Une crise systémique

Sur le premier point, aucun doute n’est permis et l’évidence est là : la crise actuelle est de nature systémique et il n’y a pas d’espace de la vie publique ou privée qui échappe désormais à cette terrible situation. La crise humanitaire a conduit les Vénézuéliens à consommer moins de deux fois par jour et à mourir faute d’obtenir des médicaments. Sur le plan économique, notre pays souffre aujourd’hui d’un processus hyperinflationniste qui nuit en priorité aux plus pauvres. Sur le plan politique… nous sommes en dictature.

Face à cette situation, nous avons choisi la voie démocratique et l’opposition a décidé d’utiliser la non-violence comme méthode de lutte. Ce qui nous amène à répondre à la deuxième préoccupation. Toute l’opposition démocratique réunie dans la MUD a exprimé le souhait d’un dialogue qui cherche des solutions réelles et concrètes pour les Vénézuéliens. Nos demandes pour qu’il soit couronné de succès ne sont rien de plus que l’ouverture d’un canal humanitaire qui apportera nourriture et de médicaments. Mais nous réclamons aussi le respect des droits de l’homme et donc la libération des prisonniers politiques et la tenue du référendum révocatoire prévu par la constitution.

Le monde entier a pu observer le 1er septembre que plus d’un million de citoyens sont descendus dans les rues de Caracas pour une grande journée de protestation civique pour accompagner ces exigences. Nous sommes convaincus que cette pression populaire et pacifique ainsi que le soutien des démocraties de par le monde permettront le changement politique souhaité par l’immense majorité.

Mais ce ne sera pas suffisant. C’est ici qu’il s’agit de répondre à la troisième préoccupation. L’engagement des Vénézuéliens avec l’appui de la communauté internationale sera de refonder la démocratie sur une base plus équitable, et donc plus solide. Tous les membres de la MUD ont exprimé la volonté de reconstruire et réconcilier le Venezuela. Supporter au quotidien les abus de la dictature me conduit naturellement à un engagement sans faille pour que les échecs du passé ne soient plus jamais réédités.
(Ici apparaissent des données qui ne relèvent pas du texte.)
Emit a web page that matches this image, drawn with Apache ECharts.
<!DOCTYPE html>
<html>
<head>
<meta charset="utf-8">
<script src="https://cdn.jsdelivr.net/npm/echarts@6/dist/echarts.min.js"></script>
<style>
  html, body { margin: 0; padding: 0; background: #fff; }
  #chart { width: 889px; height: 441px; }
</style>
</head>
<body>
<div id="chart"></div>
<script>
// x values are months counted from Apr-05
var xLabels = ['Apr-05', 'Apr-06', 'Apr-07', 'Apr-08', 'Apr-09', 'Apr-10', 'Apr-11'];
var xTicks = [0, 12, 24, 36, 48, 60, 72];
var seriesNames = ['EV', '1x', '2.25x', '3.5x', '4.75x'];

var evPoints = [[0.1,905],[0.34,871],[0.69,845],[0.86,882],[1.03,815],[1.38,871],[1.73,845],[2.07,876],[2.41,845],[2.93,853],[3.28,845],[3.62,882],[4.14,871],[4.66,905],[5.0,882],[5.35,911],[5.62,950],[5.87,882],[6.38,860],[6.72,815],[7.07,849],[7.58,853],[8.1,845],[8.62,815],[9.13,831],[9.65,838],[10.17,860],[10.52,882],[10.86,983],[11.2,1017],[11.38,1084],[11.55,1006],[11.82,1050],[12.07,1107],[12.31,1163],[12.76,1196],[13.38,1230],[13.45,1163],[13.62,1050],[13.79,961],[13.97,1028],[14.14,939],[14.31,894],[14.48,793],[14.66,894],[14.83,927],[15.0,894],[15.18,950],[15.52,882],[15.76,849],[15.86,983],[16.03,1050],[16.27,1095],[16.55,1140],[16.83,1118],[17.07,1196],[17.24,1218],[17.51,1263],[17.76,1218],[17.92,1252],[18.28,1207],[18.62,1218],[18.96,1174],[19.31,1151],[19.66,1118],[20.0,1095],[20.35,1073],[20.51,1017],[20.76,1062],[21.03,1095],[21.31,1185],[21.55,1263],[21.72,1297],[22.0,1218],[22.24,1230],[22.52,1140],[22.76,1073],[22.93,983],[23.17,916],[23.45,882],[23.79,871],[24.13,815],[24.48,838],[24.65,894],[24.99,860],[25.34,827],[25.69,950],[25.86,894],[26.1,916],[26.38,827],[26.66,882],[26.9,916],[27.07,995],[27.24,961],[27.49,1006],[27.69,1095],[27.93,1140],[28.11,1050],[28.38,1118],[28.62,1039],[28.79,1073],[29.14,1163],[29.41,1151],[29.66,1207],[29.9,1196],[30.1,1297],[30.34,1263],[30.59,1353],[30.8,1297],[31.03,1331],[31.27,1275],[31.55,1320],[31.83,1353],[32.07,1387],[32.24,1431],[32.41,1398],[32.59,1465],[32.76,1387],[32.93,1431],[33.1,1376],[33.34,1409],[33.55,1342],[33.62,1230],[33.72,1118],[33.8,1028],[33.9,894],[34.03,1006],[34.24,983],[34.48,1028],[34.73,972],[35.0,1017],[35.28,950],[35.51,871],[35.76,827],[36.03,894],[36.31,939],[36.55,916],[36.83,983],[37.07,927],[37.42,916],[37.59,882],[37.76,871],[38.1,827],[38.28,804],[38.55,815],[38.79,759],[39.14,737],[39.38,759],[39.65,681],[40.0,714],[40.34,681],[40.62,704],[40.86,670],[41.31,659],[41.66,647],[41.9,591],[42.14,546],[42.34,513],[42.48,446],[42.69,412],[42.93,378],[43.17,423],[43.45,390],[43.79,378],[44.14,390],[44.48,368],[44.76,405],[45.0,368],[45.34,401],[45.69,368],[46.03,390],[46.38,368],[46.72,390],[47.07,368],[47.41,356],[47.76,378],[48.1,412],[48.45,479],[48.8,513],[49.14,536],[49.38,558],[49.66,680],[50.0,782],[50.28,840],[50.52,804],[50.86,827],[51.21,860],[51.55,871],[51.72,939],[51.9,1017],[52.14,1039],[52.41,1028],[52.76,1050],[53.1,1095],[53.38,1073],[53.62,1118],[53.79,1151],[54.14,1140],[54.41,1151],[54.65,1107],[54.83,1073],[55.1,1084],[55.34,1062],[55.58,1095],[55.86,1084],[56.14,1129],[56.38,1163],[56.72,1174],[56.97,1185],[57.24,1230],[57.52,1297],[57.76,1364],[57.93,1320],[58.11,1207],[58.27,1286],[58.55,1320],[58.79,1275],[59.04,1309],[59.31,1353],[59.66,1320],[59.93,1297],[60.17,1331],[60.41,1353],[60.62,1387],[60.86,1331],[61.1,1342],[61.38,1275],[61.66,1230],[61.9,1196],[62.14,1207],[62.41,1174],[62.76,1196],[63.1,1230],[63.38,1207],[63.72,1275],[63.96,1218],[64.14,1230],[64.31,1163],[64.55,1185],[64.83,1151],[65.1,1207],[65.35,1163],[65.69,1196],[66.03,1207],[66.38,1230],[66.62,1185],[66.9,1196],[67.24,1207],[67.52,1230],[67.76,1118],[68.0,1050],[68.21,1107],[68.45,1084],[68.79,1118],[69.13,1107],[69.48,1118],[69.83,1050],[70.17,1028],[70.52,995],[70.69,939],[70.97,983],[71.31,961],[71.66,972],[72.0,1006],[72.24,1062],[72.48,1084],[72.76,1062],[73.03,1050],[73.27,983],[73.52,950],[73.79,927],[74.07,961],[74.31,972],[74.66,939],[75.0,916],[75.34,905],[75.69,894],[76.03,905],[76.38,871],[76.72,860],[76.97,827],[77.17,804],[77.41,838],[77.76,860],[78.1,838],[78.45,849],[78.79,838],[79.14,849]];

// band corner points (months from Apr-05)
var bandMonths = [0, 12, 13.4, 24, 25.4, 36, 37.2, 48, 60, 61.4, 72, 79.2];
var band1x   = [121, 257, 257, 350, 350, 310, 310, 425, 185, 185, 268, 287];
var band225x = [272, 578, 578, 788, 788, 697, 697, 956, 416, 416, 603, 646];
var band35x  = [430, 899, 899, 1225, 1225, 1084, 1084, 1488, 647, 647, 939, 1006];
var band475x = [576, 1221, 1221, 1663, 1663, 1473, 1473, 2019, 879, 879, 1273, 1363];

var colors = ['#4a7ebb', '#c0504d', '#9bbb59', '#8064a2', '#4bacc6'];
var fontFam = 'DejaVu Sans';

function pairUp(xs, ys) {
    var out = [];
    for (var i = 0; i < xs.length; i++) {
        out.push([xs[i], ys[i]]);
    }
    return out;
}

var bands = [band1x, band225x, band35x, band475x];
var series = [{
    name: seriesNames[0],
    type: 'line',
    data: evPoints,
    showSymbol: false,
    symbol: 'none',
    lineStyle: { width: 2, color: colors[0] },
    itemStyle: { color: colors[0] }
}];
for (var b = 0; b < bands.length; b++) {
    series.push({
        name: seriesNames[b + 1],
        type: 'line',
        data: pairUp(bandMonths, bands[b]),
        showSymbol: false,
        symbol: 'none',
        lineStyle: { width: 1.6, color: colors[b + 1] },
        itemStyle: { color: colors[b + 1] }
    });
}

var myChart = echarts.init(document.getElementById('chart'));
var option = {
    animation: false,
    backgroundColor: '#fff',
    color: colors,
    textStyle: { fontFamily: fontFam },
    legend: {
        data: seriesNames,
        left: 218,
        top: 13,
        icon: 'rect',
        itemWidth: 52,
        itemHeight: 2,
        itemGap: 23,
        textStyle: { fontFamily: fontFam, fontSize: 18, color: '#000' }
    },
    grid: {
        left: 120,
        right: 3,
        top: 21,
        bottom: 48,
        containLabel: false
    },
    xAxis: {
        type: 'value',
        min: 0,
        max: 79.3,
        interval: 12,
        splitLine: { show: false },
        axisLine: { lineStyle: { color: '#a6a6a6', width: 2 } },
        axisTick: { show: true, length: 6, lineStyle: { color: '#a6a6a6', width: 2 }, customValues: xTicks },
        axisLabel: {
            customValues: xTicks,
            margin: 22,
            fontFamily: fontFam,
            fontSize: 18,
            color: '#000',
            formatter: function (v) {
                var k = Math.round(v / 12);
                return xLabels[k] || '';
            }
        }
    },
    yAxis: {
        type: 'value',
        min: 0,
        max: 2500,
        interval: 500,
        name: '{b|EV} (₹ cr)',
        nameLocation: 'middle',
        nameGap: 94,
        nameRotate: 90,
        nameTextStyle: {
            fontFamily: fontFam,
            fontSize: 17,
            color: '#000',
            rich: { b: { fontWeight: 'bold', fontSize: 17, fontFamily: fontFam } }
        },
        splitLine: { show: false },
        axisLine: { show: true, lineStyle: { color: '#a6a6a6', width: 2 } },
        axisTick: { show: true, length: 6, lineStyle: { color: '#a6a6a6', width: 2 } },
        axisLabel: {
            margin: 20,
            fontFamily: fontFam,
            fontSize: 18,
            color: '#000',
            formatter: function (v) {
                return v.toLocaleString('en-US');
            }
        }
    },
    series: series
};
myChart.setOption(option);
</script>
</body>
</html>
Cet objectif ambitieux requiert un grand accord national lequel doit inclure tous les acteurs du spectre politique. Ma proposition consiste à former un gouvernement d’unité nationale, qui aille au-delà d’une simple coalition de partis. Un gouvernement engagé dans la consolidation démocratique de nos institutions, afin d’atteindre l’objectif qui a animé notre lutte au cours de ces années : que tous les droits soient garantis pour tous les Vénézuéliens, sans exception. Seul un gouvernement issu d’un tel accord national pourra affronter avec énergie et cohérence les défis prioritaires du Venezuela

Amis démocrates de par le monde mais surtout sur le continent européen, nous avons besoin de votre solidarité. Solidarité avec le Venezuela, solidarité avec la démocratie. Cette dictature nous impose de prendre parti parce que, comme Desmond Tutu l’a déclaré : « Si vous choisissez d’être neutre dans les situations d’injustice, vous avez choisi le côté de l’oppresseur. »

J’appelle à l’union de toutes les forces démocratiques, tant à l’intérieur qu’à l’extérieur du Venezuela, autour d’un objectif commun : la création, le maintien et la défense d’un système qui garantisse les libertés publiques et le respect de la démocratie.

Leopoldo Lopez, Prison de Ramo Verde, Septembre 2016.